Aldred may have spent two years in Ireland, and now finds himself in a Cumbric speaking kingdom, but he has no ear for learning languages orally or speaking them.  He grew up bilingual in his native vernacular Northumbrian English and Latin, but has trouble with Celtic languages, never really learns to speak them well, and has trouble sometimes following a story told aloud.  As a budding scholar, he feels stupid, but as a scribe he has discovered he is a visual learner: he sees words spelled.  He speaks Latin primarily with other clerics.  Lay nobles, household servants, ship’s crews are mostly bilingual or trilingual in English, Norse, Irish, or some form of Gaelic (Cumbric is lost to us, but similar to Welsh).

Throughout the chapter, I indicate when Aldred is having difficulty following something, or occasions when someone translates for someone else:  when the Norse serving boy, who can understand English and some Gaelic, doesn’t understand Latin, or stumbles over an unfamiliar English or Gaelic word; or when Irish clerics mix Latin and Irish in macaronic speech, Aldred has to ask questions.

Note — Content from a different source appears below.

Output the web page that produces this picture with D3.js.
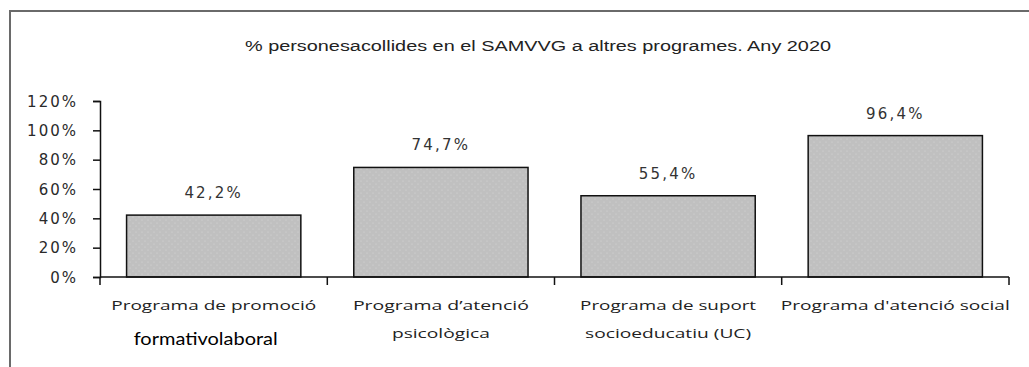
<!DOCTYPE html>
<html>
<head>
<meta charset="utf-8">
<script src="https://cdn.jsdelivr.net/npm/d3@7"></script>
<style>
  html, body { margin: 0; padding: 0; background: #fff; }
  svg { display: block; }
</style>
</head>
<body>
<div id="chart"></div>
<script>
// Programme names (first and second line of each axis label)
const categories = [
  "Programa de promoció formativolaboral",
  "Programa d’atenció psicològica",
  "Programa de suport socioeducatiu (UC)",
  "Programa d'atenció social"
];
const labelLine1 = ["Programa de promoció", "Programa d’atenció", "Programa de suport", "Programa d'atenció social"];
const labelLine2 = ["formativolaboral", "psicològica", "socioeducatiu (UC)", ""];
// Share of women attended in SAMVVG who joined each programme (%)
const values = [42.2, 74.7, 55.4, 96.4];
const valueLabels = ["42,2%", "74,7%", "55,4%", "96,4%"];
const yTicks = [0, 20, 40, 60, 80, 100, 120];
const yTickLabels = ["0%", "20%", "40%", "60%", "80%", "100%", "120%"];
const title = "%  personesacollides en el SAMVVG a altres programes. Any 2020";

const W = 1029, H = 367;
const svg = d3.select("#chart").append("svg").attr("width", W).attr("height", H);

// dotted grey fill for the bars
const defs = svg.append("defs");
const pat = defs.append("pattern").attr("id", "dots")
  .attr("patternUnits", "userSpaceOnUse").attr("width", 6).attr("height", 6);
pat.append("rect").attr("width", 6).attr("height", 6).attr("fill", "#c0c0c0");
pat.append("circle").attr("cx", 1).attr("cy", 1).attr("r", 0.6).attr("fill", "#d8d8d8");
pat.append("circle").attr("cx", 4).attr("cy", 4).attr("r", 0.6).attr("fill", "#d8d8d8");

// frame (top and left edges visible)
svg.append("path").attr("d", `M10,${H + 5} L10,11 L${W + 5},11`)
  .attr("fill", "none").attr("stroke", "#6a6a6a").attr("stroke-width", 2);

const x = d3.scaleBand().domain(categories).range([100, 1009]).paddingInner(0.233).paddingOuter(0.117);
const y = d3.scaleLinear().domain([0, 120]).range([277, 101]);

// title
svg.append("text").attr("x", 538).attr("y", 51).attr("text-anchor", "middle")
  .attr("font-family", "Liberation Sans Narrow, Liberation Sans, sans-serif").attr("font-size", 14)
  .attr("fill", "#222").attr("textLength", 586).attr("lengthAdjust", "spacingAndGlyphs")
  .text(title);

// bars
svg.append("g").selectAll("rect").data(values).join("rect")
  .attr("x", (d, i) => x(categories[i]))
  .attr("y", d => y(d))
  .attr("width", x.bandwidth())
  .attr("height", d => y(0) - y(d))
  .attr("fill", "url(#dots)").attr("stroke", "#111").attr("stroke-width", 1.5);

// value labels
svg.append("g").selectAll("text").data(values).join("text")
  .attr("x", (d, i) => x(categories[i]) + x.bandwidth() / 2)
  .attr("y", d => y(d) - 17)
  .attr("text-anchor", "middle")
  .attr("font-family", "DejaVu Sans, sans-serif").attr("font-size", 15)
  .attr("letter-spacing", 2.2).attr("fill", "#333")
  .text((d, i) => valueLabels[i]);

// y axis
const yAxis = svg.append("g").attr("transform", "translate(100,0)")
  .call(d3.axisLeft(y).tickValues(yTicks).tickSize(7).tickPadding(15)
    .tickFormat((d, i) => yTickLabels[i]));
yAxis.select(".domain").attr("stroke", "#111").attr("stroke-width", 1.5);
yAxis.selectAll(".tick line").attr("stroke", "#111").attr("stroke-width", 1.5);
yAxis.selectAll(".tick text").attr("font-family", "DejaVu Sans, sans-serif")
  .attr("font-size", 15).attr("letter-spacing", 2).attr("fill", "#2a2a2a")
  .attr("dy", "0.35em");

// x axis: baseline with boundary ticks between programmes
const bounds = [100].concat(categories.map(c => x(c) + x.bandwidth() + x.step() * x.paddingInner() / 2));
bounds[bounds.length - 1] = 1009;
svg.append("line").attr("x1", 100).attr("x2", 1009).attr("y1", y(0)).attr("y2", y(0))
  .attr("stroke", "#111").attr("stroke-width", 1.5);
svg.append("g").selectAll("line").data(bounds).join("line")
  .attr("x1", d => d).attr("x2", d => d).attr("y1", y(0)).attr("y2", y(0) + 8)
  .attr("stroke", "#111").attr("stroke-width", 1.5);

// category labels
const line1Widths = [205, 176, 176, 229];
svg.append("g").selectAll("text").data(labelLine1).join("text")
  .attr("x", (d, i) => x(categories[i]) + x.bandwidth() / 2)
  .attr("y", 310)
  .attr("text-anchor", "middle")
  .attr("font-family", "Open Sans, sans-serif").attr("font-size", 13)
  .attr("fill", "#222")
  .attr("textLength", (d, i) => line1Widths[i]).attr("lengthAdjust", "spacingAndGlyphs")
  .text(d => d);

const line2Widths = [144, 98, 166, 0];
const line2Y = [345, 338, 338, 338];
svg.append("g").selectAll("text").data(labelLine2).join("text")
  .attr("x", (d, i) => x(categories[i]) + x.bandwidth() / 2 + (i === 0 ? -8 : 0))
  .attr("y", (d, i) => line2Y[i])
  .attr("text-anchor", "middle")
  .attr("font-family", (d, i) => i === 0 ? "Lato, sans-serif" : "Open Sans, sans-serif")
  .attr("font-size", (d, i) => i === 0 ? 18 : 13)
  .attr("fill", (d, i) => i === 0 ? "#000" : "#222")
  .each(function (d, i) {
    if (line2Widths[i] > 0) d3.select(this).attr("textLength", line2Widths[i])
      .attr("lengthAdjust", "spacingAndGlyphs");
  })
  .text(d => d);
</script>
</body>
</html>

Does this approach make sense? 



2.  Seafaring Pilgrimage.  The Life of Cathroe (Vita Kaddroe) indicates that Cathroe of Alba was escorted by Scots King Constantine to Govan, where he was received by Strathclyde (Cumbrian) King Dyfnwal, who escorted the pilgrim saint to his borders at Loida (Lowther).  The obvious way to proceed from Govan to Lowther would be overland, with the king itinerating through his territories and relying on the resources of his holdings there.   While traveling overland would make sense both for pilgrims on foot and for an itinerating king, it presents a transportation problem of horse-riding warriors versus on-foot pilgrims.  Going by ship is faster and easier, even though having to go the long way around Galloway.  And it allows me to have them make pilgrimage stops at Arran (St. Molaise’s island) and Whithorn (St. Ninian), which would not be on the itinerary overland.  This choice also forced me to learn a lot about tides, ships, and aquatic life.

Is this choice of traveling by ship too far-fetched?

More questions to come, but for now these are the two big ones.